Thought and Change
- Author: Ernest Gellner
- Genre: Philosophy
- Publisher: Weidenfeld and Nicolson
- Publication date: 1964
- ISBN: 9780297169970

= Thought and Change =

1964 book by the philosopher Ernest Gellner

Thought and Change is a 1964 book by the philosopher Ernest Gellner, in which the author outlines his views on "modernity" and looks at the processes of social change and historical transformation and, perhaps most forcefully, the power of nationalism. Maleŝević and Haugaard argue that the method is the socio-historical method, and Gellner sets out a powerful sociology of specific philosophical doctrines and ideologies, from utilitarianism and Kantianism to nationalism. The chapter specifically dealing with nationalism was later expanded to form the basis of Gellner's most famous book, Nations and Nationalism (1983).

They also note that rather than looking at the internal coherence of philosophies, Gellner places them in their historical context. He thus explains their origins and their likely influence. Modernity is considered to be "unique, unprecedented and exceptional", with characteristics sustained by growth of economies and increases in cultural uniformity.

The chapters of the book include: Time and Validity; The New Social Contract; Metamorphosis; The Uses of Thought; The Uses of Doubt;
The Stuff of Change; Nationalism; Knowledge and Society and a Conclusion.

In Chapter 1 on Time and Validity Gellner critiques nineteenth-century theories of progress and historical destiny. He argues that historical change is real, but history itself cannot automatically confer moral or intellectual validity.

In Chapter 2 The New Social Contract he examines modern attempts to justify political order after the decline of traditional authority. Gellner analyses contract theories and asks how freedom, legitimacy and social cohesion can coexist in modern societies.
In Chapter 3 Metamorphosis	he investigates the transition from agrarian to industrial society and argues that modernity is a qualitative transformation rather than gradual development. The chapter focuses on the problems and consequences of living through periods of major social change.

In Chapter 4 on The Uses of Thought he examines the social functions of ideas, ethical systems and political theories. Instead of asking whether doctrines are true, Gellner asks what purposes they serve within society and government.

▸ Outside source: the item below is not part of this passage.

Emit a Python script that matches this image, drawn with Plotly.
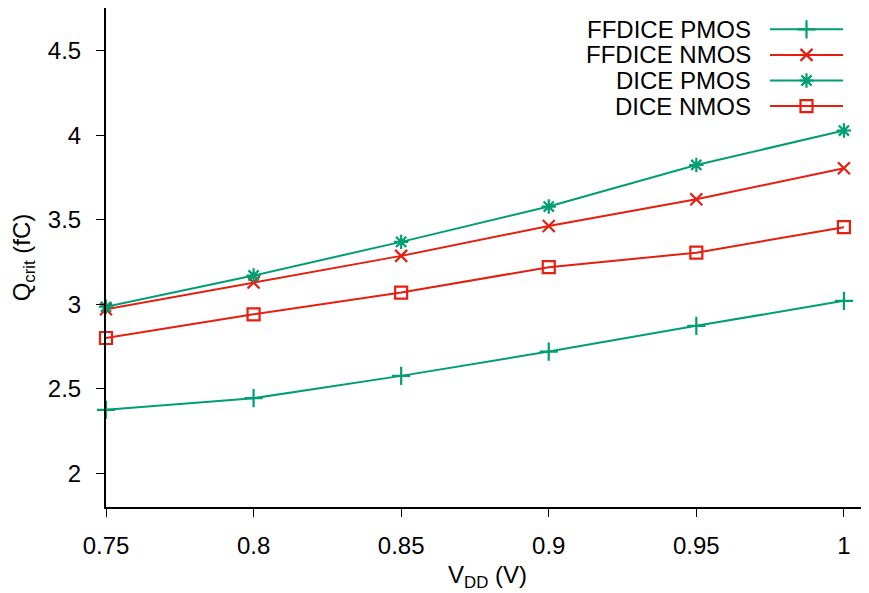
import plotly.graph_objects as go

# ---- data ----
vdd = [0.75, 0.80, 0.85, 0.90, 0.95, 1.00]
ffdice_pmos = [2.375, 2.444, 2.576, 2.720, 2.872, 3.020]
ffdice_nmos = [2.970, 3.128, 3.286, 3.463, 3.621, 3.805]
dice_pmos = [2.985, 3.170, 3.369, 3.578, 3.824, 4.028]
dice_nmos = [2.800, 2.940, 3.069, 3.219, 3.305, 3.456]
series_names = ["FFDICE PMOS", "FFDICE NMOS", "DICE PMOS", "DICE NMOS"]
x_ticks = [0.75, 0.8, 0.85, 0.9, 0.95, 1.0]
x_ticklabels = ["0.75", "0.8", "0.85", "0.9", "0.95", "1"]
y_ticks = [2, 2.5, 3, 3.5, 4, 4.5]
y_ticklabels = ["2", "2.5", "3", "3.5", "4", "4.5"]

GREEN = "#009e73"
RED = "#e51e10"
FONT = "Liberation Sans, Arial, sans-serif"
FS = 24

styles = [
    dict(color=GREEN, symbol="cross-thin", size=13),
    dict(color=RED, symbol="x-thin", size=12),
    dict(color=GREEN, symbol="asterisk", size=12),
    dict(color=RED, symbol="square-open", size=12),
]
values = [ffdice_pmos, ffdice_nmos, dice_pmos, dice_nmos]

fig = go.Figure()
for name, vals, st in zip(series_names, values, styles):
    fig.add_trace(go.Scatter(
        x=vdd, y=vals, mode="lines+markers", name=name, showlegend=False,
        line=dict(color=st["color"], width=2),
        marker=dict(symbol=st["symbol"], size=st["size"], color=st["color"],
                    line=dict(color=st["color"], width=2.2)),
        cliponaxis=False,
    ))

# The page body has an 8px margin, so the figure is sized/offset to compensate.
OFF = 8
W, H = 869 - OFF, 593 - OFF
PLOT_L, PLOT_R, PLOT_T, PLOT_B = 106, 869, 8, 507   # screen pixels of plot area
ML, MR, MT, MB = PLOT_L - OFF, 0, PLOT_T - OFF, 593 - PLOT_B

# ---- manual legend (gnuplot style: text right-aligned, sample on the right) ----
leg_rows = [29.3, 54.9, 80.5, 106.1]
leg_text_x = 753
leg_line = (770, 843)
for name, st, yy in zip(series_names, styles, leg_rows):
    fig.add_trace(go.Scatter(
        x=[leg_line[0], leg_line[1]], y=[yy, yy], xaxis="x2", yaxis="y2",
        mode="lines", line=dict(color=st["color"], width=2),
        showlegend=False, hoverinfo="skip",
    ))
    fig.add_trace(go.Scatter(
        x=[(leg_line[0] + leg_line[1]) / 2], y=[yy], xaxis="x2", yaxis="y2",
        mode="markers", showlegend=False, hoverinfo="skip",
        marker=dict(symbol=st["symbol"], size=st["size"], color=st["color"],
                    line=dict(color=st["color"], width=2.2)),
    ))
    fig.add_annotation(x=leg_text_x, y=yy, xref="x2", yref="y2", text=name,
                       showarrow=False, xanchor="right", yanchor="middle",
                       font=dict(family=FONT, size=24, color="black"))

fig.update_layout(
    width=W, height=H,
    margin=dict(l=ML, r=MR, t=MT, b=MB, pad=0, autoexpand=False),
    paper_bgcolor="white", plot_bgcolor="white",
    font=dict(family=FONT, size=FS, color="black"),
    showlegend=False,
    xaxis=dict(
        range=[0.75, 1.0085], tickvals=x_ticks, ticktext=x_ticklabels,
        showgrid=False, zeroline=False, showline=True, linecolor="black",
        linewidth=2, ticks="outside", ticklen=8, tickwidth=1, tickcolor="black",
        ticklabelstandoff=8, automargin=False,
        title=dict(text="V<sub>DD</sub> (V)", standoff=8,
                   font=dict(family=FONT, size=FS)),
    ),
    yaxis=dict(
        range=[1.8, 4.753], tickvals=y_ticks, ticktext=y_ticklabels,
        showgrid=False, zeroline=False, showline=True, linecolor="black",
        linewidth=2, ticks="outside", ticklen=8, tickwidth=1, tickcolor="black",
        ticklabelstandoff=10, automargin=False,
        title=dict(text="Q<sub>crit</sub> (fC)", standoff=14,
                   font=dict(family=FONT, size=FS)),
    ),
    xaxis2=dict(range=[PLOT_L, PLOT_R], overlaying="x", visible=False, fixedrange=True),
    yaxis2=dict(range=[PLOT_B, PLOT_T], overlaying="y", visible=False, fixedrange=True),
)

fig.write_html("out.html")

In Chapter 5 on The Uses of Doubt he defends scepticism, criticism and intellectual pluralism as foundations of modern civilisation. Gellner argues that successful societies institutionalise doubt rather than relying on unquestioned certainty.

In Chapter 6 on The Stuff of Change he discusses the mechanisms of large-scale historical transformation. Gellner develops a theory of modernity centred on the transition from agrarian to industrial society and evaluates competing explanations of social development.

In Chapter 7 on Nationalism, and this is probably the book's most famous chapter, later expanded into Nations and Nationalism, he argues that nationalism is a product of industrial society and that, in modernity, nationalism creates nations rather than merely expressing them. (see also Gellner's theory of nationalism.)

In Chapter 8 on Knowledge and Society he investigates the relationships between culture, truth and knowledge. Gellner rejects relativism while insisting that ideas are socially situated, arguing that objective knowledge remains possible within critical scientific inquiry.

In Chapter 9 his Conclusion he argues that modern industrial society is an unprecedented social transformation, sustained by continuing economic and intellectual growth but accompanied by instability, cultural standardisation and nationalism. It must therefore abandon comforting doctrines of inevitable progress while preserving critical reason and objective knowledge as the best means of understanding and coping with continuous change.
==Editions==
- (1965) Thought and Change, London: Weidenfeld and Nicolson; Chicago: University of Chicago Press (with the imprint 1964). pp. viii + 224.